A thought arose of late when considering a recent Italian court decision that apparently makes it illegal for a man to scratch or adjust himself in public.
The Italian ruling clubs together all forms of “crotch-scratching”— prompted by discomfort or by superstition — as offensive. Certain actions are considered inappropriate for public viewing. They not only offend the “average man” — a useful alibi for legislators — but also taint the sanctity of the public sphere. The issues raised by the Italian ruling go beyond the obvious question of violating an individual’s right to touch himself. Suddenly, this behaviour becomes as suspect as a range of other ‘uncivil’ activities — spitting, peeing or bathing on the streets — which would be severely condemned in any Western society ….
…. There is nothing inherently dangerous about crotch-scratching. Unlike spitting or peeing publicly, it does not ‘pollute’ in any physical sense. It is rather like a moment of unconscious intimacy with oneself, like biting fingernails or tugging at one’s hair. The West remains unmoved by unabashed public display of sexual affection, but is perturbed by a superstitious habit.

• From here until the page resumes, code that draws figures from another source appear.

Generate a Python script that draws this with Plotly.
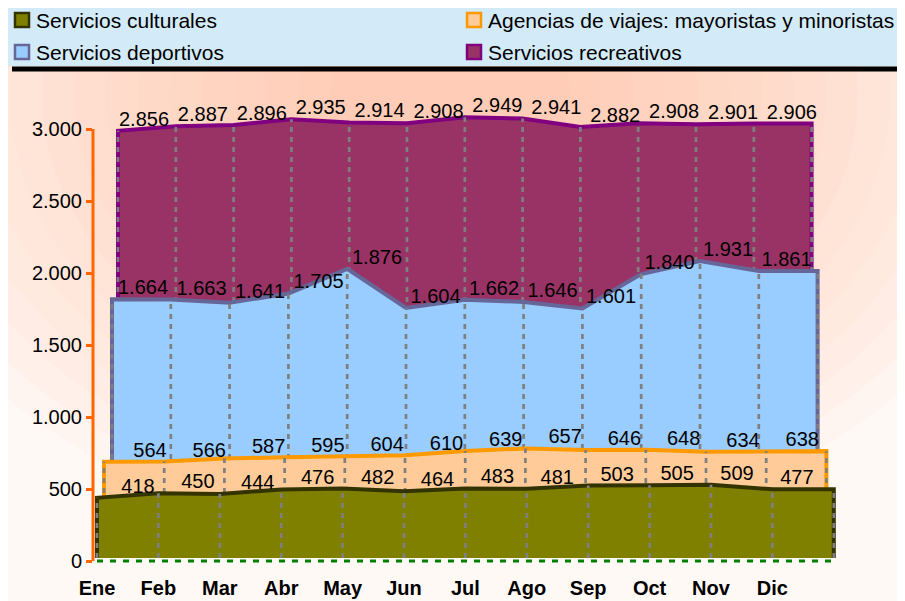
import plotly.graph_objects as go

meses = ['Ene', 'Feb', 'Mar', 'Abr', 'May', 'Jun', 'Jul', 'Ago', 'Sep', 'Oct', 'Nov', 'Dic']
culturales = [418, 450, 444, 476, 482, 464, 483, 481, 503, 505, 509, 477]
agencias = [564, 566, 587, 595, 604, 610, 639, 657, 646, 648, 634, 638]
deportivos = [1664, 1663, 1641, 1705, 1876, 1604, 1662, 1646, 1601, 1840, 1931, 1861]
recreativos = [2856, 2887, 2896, 2935, 2914, 2908, 2949, 2941, 2882, 2908, 2901, 2906]
ticks_y = [0, 500, 1000, 1500, 2000, 2500, 3000]

FUENTE = 'Liberation Sans, Arial, sans-serif'
# all pixel numbers below are page pixels of the 905x601 window;
# the page body puts the figure 8px in from the top-left corner
OFF = 8
L, R, T, B = 93, 850, 90, 566
ESC = 0.144  # px per unit on the value axis


def x_rango(x0_px, paso_px):
    a = (L - x0_px) / paso_px
    return [a, a + (R - L) / paso_px]


def y_rango(sube_px=0):
    a = -(B - 561 + sube_px) / ESC
    return [a, a + (B - T) / ESC]


def papel(px, py):
    return (px - L) / (R - L), (B - py) / (B - T)


# back to front: name, values, fill, edge, first x px, step px, lift px,
# label start px, label step px, legend spot (swatch x, row y)
series = [
    ('Servicios recreativos', recreativos, '#993366', '#800080', 118, 57.8, 19, 144, 58.9, (474, 52)),
    ('Servicios deportivos', deportivos, '#99CCFF', '#666699', 112, 58.8, 22, 143, 58.5, (22, 52)),
    ('Agencias de viajes: mayoristas y minoristas', agencias, '#FFCC99', '#FF9900', 104, 60.2, 18, 150, 59.3, (474, 20)),
    ('Servicios culturales', culturales, '#808000', '#333300', 97, 61.4, 3, 138, 59.9, (22, 20)),
]

fig = go.Figure()

n = len(meses)
# floor of the chart, main axes
fig.add_trace(go.Scatter(
    x=[0, n], y=[0, 0], mode='lines',
    line=dict(color='#008000', width=3, dash='6px,7px'),
    hoverinfo='skip', showlegend=False))

layout_ejes = {}
for k, (nombre, vals, relleno, borde, x0, paso, sube, et0, etp, _) in enumerate(series):
    ax = str(k + 2)
    xs = [0] + list(range(n + 1)) + [n]
    ys = [0] + vals + [vals[-1], 0]
    fig.add_trace(go.Scatter(
        x=xs, y=ys, xaxis='x' + ax, yaxis='y' + ax,
        mode='lines', fill='toself', fillcolor=relleno,
        line=dict(color=borde, width=4), name=nombre,
        hoverinfo='skip', showlegend=False))
    vx, vy = [], []
    for i in range(n + 1):
        vx += [i, i, None]
        vy += [0, vals[min(i, n - 1)], None]
    fig.add_trace(go.Scatter(
        x=vx, y=vy, xaxis='x' + ax, yaxis='y' + ax, mode='lines',
        line=dict(color='#7F7F7F', width=2.7, dash='5px,5px'),
        hoverinfo='skip', showlegend=False))
    # labels sit on a slightly different perspective plane
    fig.add_trace(go.Scatter(
        x=[(et0 + i * etp - x0) / paso for i in range(n)], y=vals,
        xaxis='x' + ax, yaxis='y' + ax,
        mode='text', texttemplate='%{y:,d}', textposition='top center',
        textfont=dict(family=FUENTE, size=20, color='black'),
        cliponaxis=False, hoverinfo='skip', showlegend=False))
    layout_ejes['xaxis' + ax] = dict(overlaying='x', range=x_rango(x0, paso), visible=False)
    layout_ejes['yaxis' + ax] = dict(overlaying='y', range=y_rango(sube), visible=False)

formas = []
# background: soft peach glow
cx, cy = 450, 95
for i in range(16):
    rx, ry = 600 - 32 * i, 450 - 24 * i
    x0p, y0p = papel(cx - rx, cy + ry)
    x1p, y1p = papel(cx + rx, cy - ry)
    formas.append(dict(type='circle', xref='paper', yref='paper', layer='below',
                       x0=x0p, y0=y0p, x1=x1p, y1=y1p,
                       fillcolor='rgba(255,185,145,0.06)', line=dict(width=0)))
# legend band and black rule
lx0, ly0 = papel(5, 66)
lx1, ly1 = papel(905, 0)
formas.append(dict(type='rect', xref='paper', yref='paper', layer='below',
                   x0=lx0, y0=ly0, x1=lx1, y1=ly1, fillcolor='#D3EBF8', line=dict(width=0)))
bx0, by0 = papel(12, 71.5)
bx1, by1 = papel(905, 66.5)
formas.append(dict(type='rect', xref='paper', yref='paper', layer='below',
                   x0=bx0, y0=by0, x1=bx1, y1=by1, fillcolor='black', line=dict(width=0)))
# value axis line
formas.append(dict(type='line', xref='x domain', yref='y', x0=0, x1=0,
                   y0=0, y1=max(ticks_y), line=dict(color='#FF6600', width=3)))

# legend drawn by hand: two columns inside the band
notas = []
for nombre, vals, relleno, borde, *_, (sx, sy) in series:
    ax0, ay0 = papel(sx - 7, sy + 7)
    ax1, ay1 = papel(sx + 7, sy - 7)
    formas.append(dict(type='rect', xref='paper', yref='paper',
                       x0=ax0, y0=ay0, x1=ax1, y1=ay1,
                       fillcolor=relleno, line=dict(color=borde, width=2.5)))
    tx, ty = papel(sx + 12, sy)
    notas.append(dict(text=nombre, xref='paper', yref='paper', x=tx, y=ty,
                      xanchor='left', yanchor='middle', showarrow=False,
                      font=dict(family=FUENTE, size=21, color='black')))

fig.update_layout(
    width=905 - OFF, height=601 - OFF,
    margin=dict(l=L - OFF, r=905 - R, t=T - OFF, b=601 - B),
    paper_bgcolor='#FFF9F6', plot_bgcolor='rgba(0,0,0,0)',
    separators=',.',
    font=dict(family=FUENTE, size=20, color='black'),
    shapes=formas,
    annotations=notas,
    showlegend=False,
    xaxis=dict(range=x_rango(97, 61.4), tickmode='array', tickvals=list(range(n)),
               ticktext=meses, showgrid=False, zeroline=False, showline=False,
               ticks='', ticklabelstandoff=8, automargin=False,
               tickfont=dict(family=FUENTE, size=20, color='black', weight='bold')),
    yaxis=dict(range=y_rango(0), tickmode='array', tickvals=ticks_y, tickformat=',d',
               showgrid=False, zeroline=False, showline=False, automargin=False,
               ticks='outside', ticklen=6, tickwidth=3, tickcolor='#FF6600',
               tickfont=dict(family=FUENTE, size=20, color='black')),
    **layout_ejes,
)

fig.write_html('out.html')
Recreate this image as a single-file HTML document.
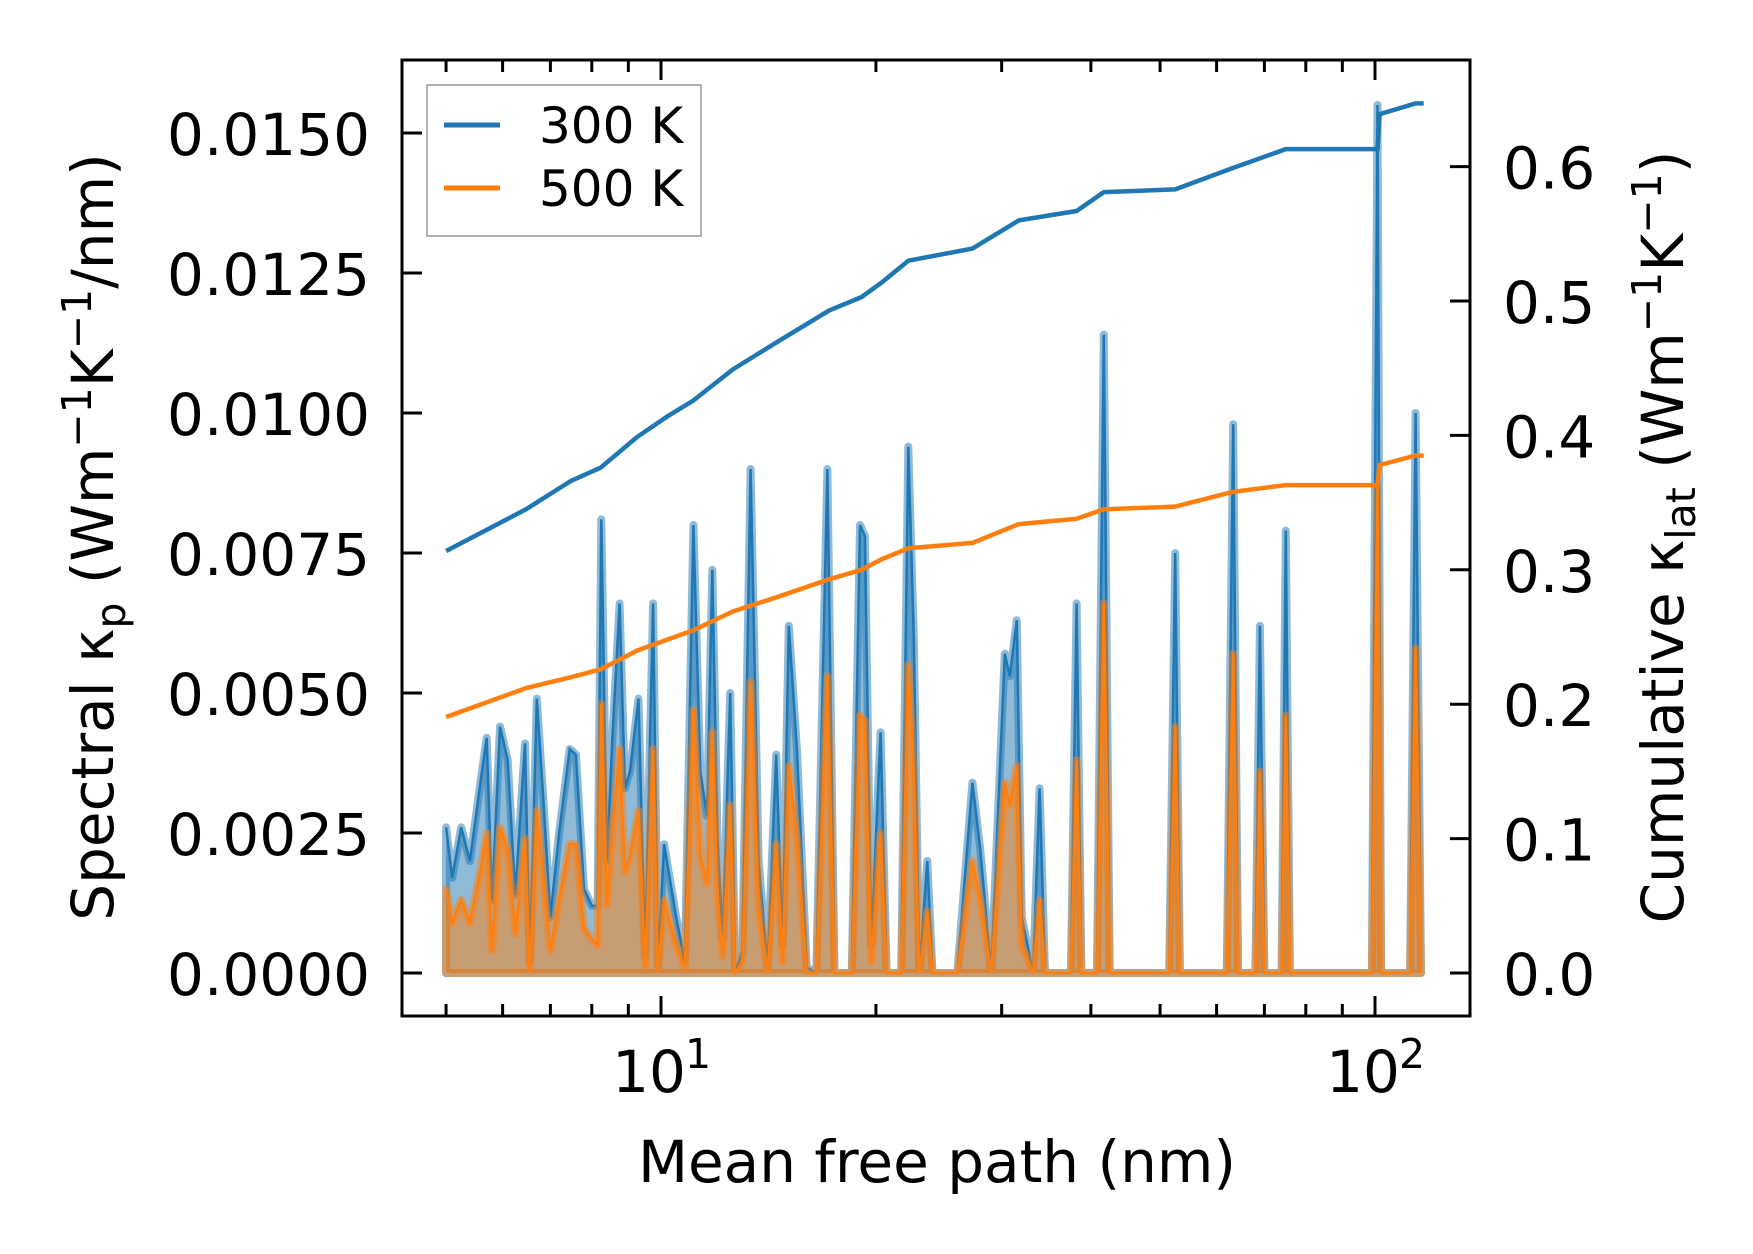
<!DOCTYPE html>
<html><head><meta charset="utf-8">
<style>
html,body{margin:0;padding:0;background:#fff;}
svg{display:block;font-family:"DejaVu Sans","Liberation Sans",sans-serif;}
</style></head>
<body>
<svg id="chart" width="1753" height="1254" viewBox="0 0 1753 1254" xmlns="http://www.w3.org/2000/svg">
<rect width="1753" height="1254" fill="#fff"/>
</svg>
<script>
// ---- data ----
const mfp = [5.0,5.1,5.25,5.4,5.6,5.7,5.8,5.95,6.1,6.25,6.45,6.55,6.7,6.85,7.0,7.2,7.45,7.6,7.8,8.0,8.15,8.25,8.4,8.55,8.75,8.9,9.05,9.3,9.5,9.75,9.9,10.1,10.5,10.8,11.1,11.35,11.6,11.8,12.0,12.2,12.5,12.7,13.0,13.35,13.7,14.1,14.5,14.8,15.1,15.5,16.0,16.5,17.1,17.5,18.5,19.0,19.3,19.7,20.3,20.7,21.7,22.2,22.6,23.0,23.6,24.0,26.0,27.3,28.0,29.0,30.3,30.8,31.5,32.0,33.2,33.9,34.5,37.5,38.2,38.8,40.8,41.7,42.5,51.5,52.5,53.3,62.0,63.3,64.3,68.0,69.0,70.0,74.0,75.0,76.0,99.0,100.8,102.0,112.0,114.0,116.0];
const spec300 = [2.6,1.7,2.6,2.0,3.5,4.2,1.3,4.4,3.8,1.4,4.1,0.2,4.9,3.0,1.0,2.5,4.0,3.9,1.5,1.2,1.2,8.1,2.0,4.2,6.6,3.3,3.6,4.9,0.3,6.6,0.1,2.3,1.0,0.2,8.0,3.6,2.8,7.2,2.4,0.6,5.0,0.0,0.4,9.0,2.0,0.1,3.9,0.5,6.2,4.0,0.1,0.0,9.0,0.0,0.0,8.0,7.8,0.5,4.3,0.0,0.0,9.4,6.0,0.0,2.0,0.0,0.0,3.4,2.2,0.0,5.7,5.3,6.3,1.0,0.0,3.3,0.0,0.0,6.6,0.0,0.0,11.4,0.0,0.0,7.5,0.0,0.0,9.8,0.0,0.0,6.2,0.0,0.0,7.9,0.0,0.0,15.5,0.0,0.0,10.0,0.0];
const spec500 = [1.5,0.9,1.3,0.9,1.9,2.5,0.4,2.6,2.2,0.7,2.4,0.0,2.9,1.6,0.4,1.3,2.3,2.3,0.8,0.6,0.5,4.8,1.2,2.5,4.0,1.8,2.1,2.9,0.1,4.0,0.0,1.3,0.5,0.1,4.7,2.1,1.6,4.3,1.4,0.3,3.0,0.0,0.2,5.2,1.2,0.0,2.3,0.2,3.7,2.4,0.0,0.0,5.3,0.0,0.0,4.6,4.5,0.2,2.5,0.0,0.0,5.5,3.5,0.0,1.1,0.0,0.0,2.0,1.3,0.0,3.4,3.0,3.7,0.5,0.0,1.3,0.0,0.0,3.8,0.0,0.0,6.6,0.0,0.0,4.4,0.0,0.0,5.7,0.0,0.0,3.6,0.0,0.0,4.6,0.0,0.0,8.7,0.0,0.0,5.8,0.0];
const cumX = [5.0,6.47,7.47,8.23,9.27,10.2,11.1,12.6,14.6,17.2,19.1,20.4,22.2,27.3,31.7,38.2,41.7,52.5,63.3,75.0,100.8,101.5,114,117];
const cum300 = [0.314,0.345,0.366,0.376,0.399,0.414,0.426,0.449,0.470,0.493,0.503,0.514,0.530,0.539,0.560,0.567,0.581,0.583,0.599,0.613,0.613,0.639,0.647,0.647];
const cum500 = [0.1905,0.212,0.220,0.226,0.240,0.248,0.255,0.269,0.280,0.293,0.300,0.308,0.316,0.320,0.334,0.338,0.345,0.347,0.358,0.363,0.363,0.378,0.385,0.385];
const leftTicks = [0,0.0025,0.005,0.0075,0.01,0.0125,0.015];
const leftTickLabels = ["0.0000","0.0025","0.0050","0.0075","0.0100","0.0125","0.0150"];
const rightTicks = [0,0.1,0.2,0.3,0.4,0.5,0.6];
const rightTickLabels = ["0.0","0.1","0.2","0.3","0.4","0.5","0.6"];

// ---- layout ----
const L=402,T=60,R=1470,B=1016;
const xs = v => 661 + (Math.log10(v)-1)*714;
const yl = v => 973 - v/0.0025*140;
const yr = v => 973 - v/0.1*134.4;
const NS="http://www.w3.org/2000/svg";
const svg=document.getElementById('chart');
function mk(tag,attrs,parent){const e=document.createElementNS(NS,tag);for(const k in attrs)e.setAttribute(k,attrs[k]);(parent||svg).appendChild(e);return e;}

const plot=mk('g',{});



function areaPath(vals){
  let d='M'+xs(mfp[0])+','+yl(0);
  for(let i=0;i<mfp.length;i++) d+=' L'+xs(mfp[i]).toFixed(1)+','+yl(vals[i]/1000).toFixed(1);
  d+=' L'+xs(mfp[mfp.length-1])+','+yl(0)+' Z';
  return d;
}
function linePath(vals){
  let d='';
  for(let i=0;i<mfp.length;i++) d+=(i?' L':'M')+xs(mfp[i]).toFixed(1)+','+yl(vals[i]/1000).toFixed(1);
  return d;
}
const a3=mk('path',{d:areaPath(spec300),fill:'#1f77b4','fill-opacity':0.5,stroke:'#1f77b4','stroke-opacity':0.5,'stroke-width':8,'stroke-linejoin':'round'},plot);


const l3=mk('path',{d:linePath(spec300),fill:'none',stroke:'#1f77b4','stroke-width':2.5},plot);


const a5=mk('path',{d:areaPath(spec500),fill:'#ff7f0e','fill-opacity':0.5,stroke:'#ff7f0e','stroke-opacity':0.5,'stroke-width':8,'stroke-linejoin':'round'},plot);


const l5=mk('path',{d:linePath(spec500),fill:'none',stroke:'#ff7f0e','stroke-width':2.5},plot);



function cumPath(vals){let d='';for(let i=0;i<cumX.length;i++)d+=(i?' L':'M')+xs(cumX[i]).toFixed(1)+','+yr(vals[i]).toFixed(1);return d;}
const c3=mk('path',{d:cumPath(cum300),fill:'none',stroke:'#1f77b4','stroke-width':4.5,'stroke-linejoin':'round'},plot);


const c5=mk('path',{d:cumPath(cum500),fill:'none',stroke:'#ff7f0e','stroke-width':4.5,'stroke-linejoin':'round'},plot);



// axes frame
const frame=mk('rect',{x:L,y:T,width:R-L,height:B-T,fill:'none',stroke:'#000','stroke-width':3});



// ticks
const tg=mk('g',{stroke:'#000','stroke-width':3});


const lblg=mk('g',{});
for(let i=0;i<leftTicks.length;i++){
  const y=yl(leftTicks[i]);
  mk('line',{x1:L,x2:L+20,y1:y,y2:y},tg);
  const t=mk('text',{x:L-32,y:y+22,'text-anchor':'end','font-size':58,fill:'#000'},lblg);
  t.textContent=leftTickLabels[i];
  
  
}
for(let i=0;i<rightTicks.length;i++){
  const y=yr(rightTicks[i]);
  mk('line',{x1:R-20,x2:R,y1:y,y2:y},tg);
  const t=mk('text',{x:R+33,y:y+22,'text-anchor':'start','font-size':58,fill:'#000'},lblg);
  t.textContent=rightTickLabels[i];
  
  
}
const xmin=Math.pow(10,(L-661)/714+1), xmax=Math.pow(10,(R-661)/714+1);
for(let dec=1;dec<=100;dec*=10){
  for(let m=1;m<10;m++){
    const v=m*dec; if(v<xmin||v>xmax) continue;
    const x=xs(v), len=m===1?20:12;
    mk('line',{x1:x,x2:x,y1:B,y2:B-len},tg);
    mk('line',{x1:x,x2:x,y1:T,y2:T+len},tg);
  }
}
[[10,'1'],[100,'2']].forEach(([v,e])=>{
  const t=mk('text',{x:xs(v)-12,y:1092,'text-anchor':'middle','font-size':58,fill:'#000'},lblg);
  t.textContent='10';
  
  
  const s=mk('text',{x:xs(v)+24,y:1068,'text-anchor':'start','font-size':41,fill:'#000'},lblg);
  s.textContent=e;
});

// axis labels
const xl=mk('text',{x:937,y:1182,'text-anchor':'middle','font-size':58,fill:'#000'});
xl.textContent='Mean free path (nm)';


const ylab=mk('text',{x:0,y:0,'text-anchor':'middle','font-size':58,fill:'#000',transform:'translate(113,537) rotate(-90)'});
ylab.innerHTML='Spectral κ<tspan font-size="41" dy="12">p</tspan><tspan dy="-12"> (Wm</tspan><tspan font-size="41" dy="-22">−1</tspan><tspan dy="22">K</tspan><tspan font-size="41" dy="-22">−1</tspan><tspan dy="22">/nm)</tspan>';


const yr2=mk('text',{x:0,y:0,'text-anchor':'middle','font-size':58,fill:'#000',transform:'translate(1683,537) rotate(-90)'});
yr2.innerHTML='Cumulative κ<tspan font-size="41" dy="12">lat</tspan><tspan dy="-12"> (Wm</tspan><tspan font-size="41" dy="-22">−1</tspan><tspan dy="22">K</tspan><tspan font-size="41" dy="-22">−1</tspan><tspan dy="22">)</tspan>';



// legend
const lg=mk('g',{});


mk('rect',{x:427,y:85,width:274,height:151,fill:'#fff',stroke:'#999','stroke-width':1.5},lg);
const e1=mk('g',{},lg);


mk('line',{x1:444,x2:500,y1:125,y2:125,stroke:'#1f77b4','stroke-width':5},e1);
const t1=mk('text',{x:539,y:143,'font-size':50,fill:'#000'},e1);t1.textContent='300 K';
const e2=mk('g',{},lg);


mk('line',{x1:444,x2:500,y1:188,y2:188,stroke:'#ff7f0e','stroke-width':5},e2);
const t2=mk('text',{x:539,y:206,'font-size':50,fill:'#000'},e2);t2.textContent='500 K';
</script>
</body></html>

The Italian legislation is the outcome of a history of sensibilities that is unmistakably Western. These sensibilities have been formed as much by increased awareness of civic norms as by a heightened self-consciousness (as in the flatulent woman on the plane). It is unlikely that India will ever have a law that forbids men to touch their privates in public (in which case, every second man would have to be fined by the minute.)